━━ Material for the task
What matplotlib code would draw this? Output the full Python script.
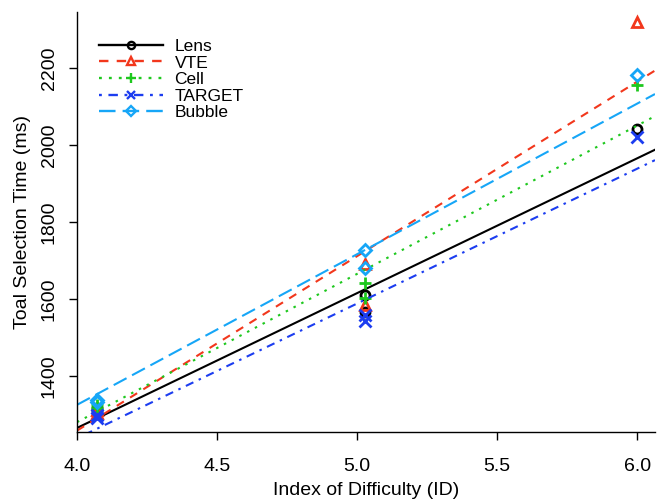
import matplotlib
matplotlib.use("Agg")
import matplotlib.pyplot as plt
import numpy as np

plt.rcParams['font.family'] = ['Liberation Sans', 'DejaVu Sans']

techniques = ["Lens", "VTE", "Cell", "TARGET", "Bubble"]
ids = [4.07, 4.07, 5.03, 5.03, 6.0]
times = {
    "Lens":   [1317, 1310, 1610, 1566, 2042],
    "VTE":    [1312, 1305, 1691, 1584, 2319],
    "Cell":   [1325, 1318, 1641, 1603, 2156],
    "TARGET": [1291, 1298, 1558, 1543, 2021],
    "Bubble": [1338, 1332, 1727, 1680, 2182],
}
# regression fits: time = intercept + slope * ID
slopes = {"Lens": 350, "VTE": 453, "Cell": 385, "TARGET": 350, "Bubble": 391}
intercepts = {"Lens": 1265 - 350 * 4, "VTE": 1258 - 453 * 4, "Cell": 1280 - 385 * 4,
              "TARGET": 1238 - 350 * 4, "Bubble": 1325 - 391 * 4}
xticks = [4.0, 4.5, 5.0, 5.5, 6.0]
yticks = [1400, 1600, 1800, 2000, 2200]

colors = {"Lens": "#000000", "VTE": "#F2371C", "Cell": "#1EC81E",
          "TARGET": "#1C3DF0", "Bubble": "#16A6F7"}
dashes = {"Lens": None, "VTE": (4, 3.5), "Cell": (1.2, 3), "TARGET": (1.2, 2.8, 4, 2.8),
          "Bubble": (7, 3)}
markers = {"Lens": "o", "VTE": "^", "Cell": "+", "TARGET": "x", "Bubble": "D"}
msizes = {"Lens": 6.5, "VTE": 7, "Cell": 9, "TARGET": 8, "Bubble": 6}

fig = plt.figure(figsize=(6.57, 5.0), dpi=100)
ax = fig.add_axes([77/657, 1 - 432/500, (655 - 77)/657, (432 - 12)/500])
xlim = (4.0, 6.064)
ylim = (1254.5, 2345)
ax.set_xlim(*xlim)
ax.set_ylim(*ylim)

xx = np.array(xlim)
handles = []
for t in techniques:
    c = colors[t]
    line, = ax.plot(xx, intercepts[t] + slopes[t] * xx, color=c, lw=1.5)
    if dashes[t] is not None:
        line.set_dashes(dashes[t])
    ax.plot(ids, times[t], linestyle='none', marker=markers[t], ms=msizes[t],
            mfc='none', mec=c, mew=2, clip_on=False)
    h, = ax.plot([], [], color=c, lw=1.7, marker=markers[t], ms=msizes[t] * 0.8,
                 mfc='none', mec=c, mew=1.7)
    if dashes[t] is not None:
        h.set_dashes(dashes[t])
    handles.append(h)

leg = ax.legend(handles, techniques, loc='upper left', bbox_to_anchor=(0.017, 0.965),
                frameon=False, fontsize=12.5, handlelength=3.7, handletextpad=0.65,
                labelspacing=0.08, borderaxespad=0.3)

for s in ['top', 'right']:
    ax.spines[s].set_visible(False)
ax.spines['left'].set_linewidth(1)
ax.spines['bottom'].set_linewidth(1)

ax.set_xticks(xticks)
ax.set_xticklabels([f"{v:.1f}" for v in xticks])
ax.set_yticks(yticks)
ax.set_yticklabels([str(v) for v in yticks], rotation=90, va='center')
ax.tick_params(direction='out', length=6, width=1, labelsize=14)
ax.tick_params(axis='x', pad=13)
ax.tick_params(axis='y', pad=8)

ax.set_xlabel("Index of Difficulty (ID)", fontsize=14, labelpad=5)
ax.set_ylabel("Toal Selection Time (ms)", fontsize=14, labelpad=7)

fig.savefig("out.png", dpi=100)
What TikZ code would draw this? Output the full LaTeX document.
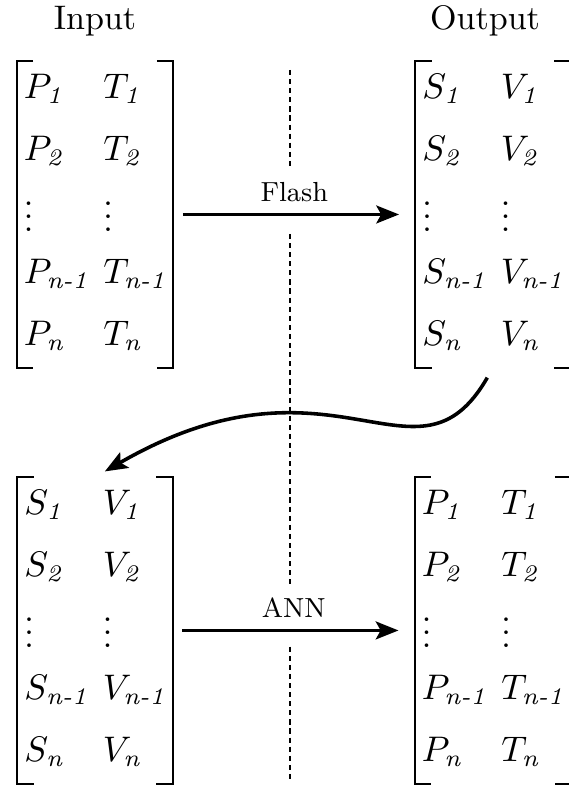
\documentclass[tikz,border=0pt]{standalone}
\usepackage{amsmath}
\usetikzlibrary{arrows.meta,positioning,matrix}
\newcommand{\dn}{\raisebox{-3pt}{$\vdots$}}

\begin{document}
\begin{tikzpicture}[font=\fontsize{10.5}{12}\selectfont,
mat/.style={matrix of math nodes,inner xsep=2pt,inner ysep=3.3pt,row sep=7.5pt,column sep=4.5pt,nodes={anchor=base west,inner sep=0pt,text height=8pt,text depth=3.5pt}},
arr/.style={-{Stealth[length=7pt,width=5.5pt,inset=1.5pt]},line width=1.1pt},
lbl/.style={font=\fontsize{8.5}{10}\selectfont,inner sep=3.5pt},
sep/.style={thin,dash pattern=on 1.6pt off 1.2pt}]
\useasboundingbox (0,0) rectangle (6.152,-8.502);
% headings
\node (inlbl) at (1.029,-0.230) {Input};
\node (outlbl) at (5.253,-0.230) {Output};
% the four matrices
\matrix[mat] (inp) at (1.029,-2.323) {
P_{\textit{1}} & T_{\textit{1}} \\
P_{\textit{2}} & T_{\textit{2}} \\
\dn & \dn \\
P_{\textit{n-1}} & T_{\textit{n-1}} \\
P_{\textit{n}} & T_{\textit{n}} \\
};
\matrix[mat] (outp) at (5.339,-2.323) {
S_{\textit{1}} & V_{\textit{1}} \\
S_{\textit{2}} & V_{\textit{2}} \\
\dn & \dn \\
S_{\textit{n-1}} & V_{\textit{n-1}} \\
S_{\textit{n}} & V_{\textit{n}} \\
};
\matrix[mat] (ann) at (1.029,-6.828) {
S_{\textit{1}} & V_{\textit{1}} \\
S_{\textit{2}} & V_{\textit{2}} \\
\dn & \dn \\
S_{\textit{n-1}} & V_{\textit{n-1}} \\
S_{\textit{n}} & V_{\textit{n}} \\
};
\matrix[mat] (pred) at (5.339,-6.828) {
P_{\textit{1}} & T_{\textit{1}} \\
P_{\textit{2}} & T_{\textit{2}} \\
\dn & \dn \\
P_{\textit{n-1}} & T_{\textit{n-1}} \\
P_{\textit{n}} & T_{\textit{n}} \\
};
% brackets
\foreach \m in {inp,outp,ann,pred}{
\draw[semithick] ([xshift=5pt]\m.north west) -- (\m.north west) -- (\m.south west) -- ([xshift=5pt]\m.south west);
\draw[semithick] ([xshift=-5pt]\m.north east) -- (\m.north east) -- (\m.south east) -- ([xshift=-5pt]\m.south east);
}
% arrows
\draw[arr,shorten <=3pt,shorten >=5pt] (inp) -- node[lbl,above] (fl) {Flash} (outp);
\draw[arr,shorten <=3pt,shorten >=5pt] (ann) -- node[lbl,above] (nn) {ANN} (pred);
% dashed divider
\coordinate (top) at (3.141,-0.758);
\coordinate (bot) at (3.141,-8.469);
\draw[sep] (top) -- (top |- fl.north);
\draw[sep] ([yshift=-6pt]top |- fl.south) -- (top |- nn.north);
\draw[sep] ([yshift=-5pt]top |- nn.south) -- (bot);
\draw[arr,shorten <=3.5pt,shorten >=3.5pt] (outp.south) to[out=-120,in=30,out distance=1.65cm,in distance=3.0cm] (ann.north);
\end{tikzpicture}
\end{document}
━━━━
In the entries above, find every line with the word "full" and list it.

Task response —
What matplotlib code would draw this? Output the full Python script.
What TikZ code would draw this? Output the full LaTeX document.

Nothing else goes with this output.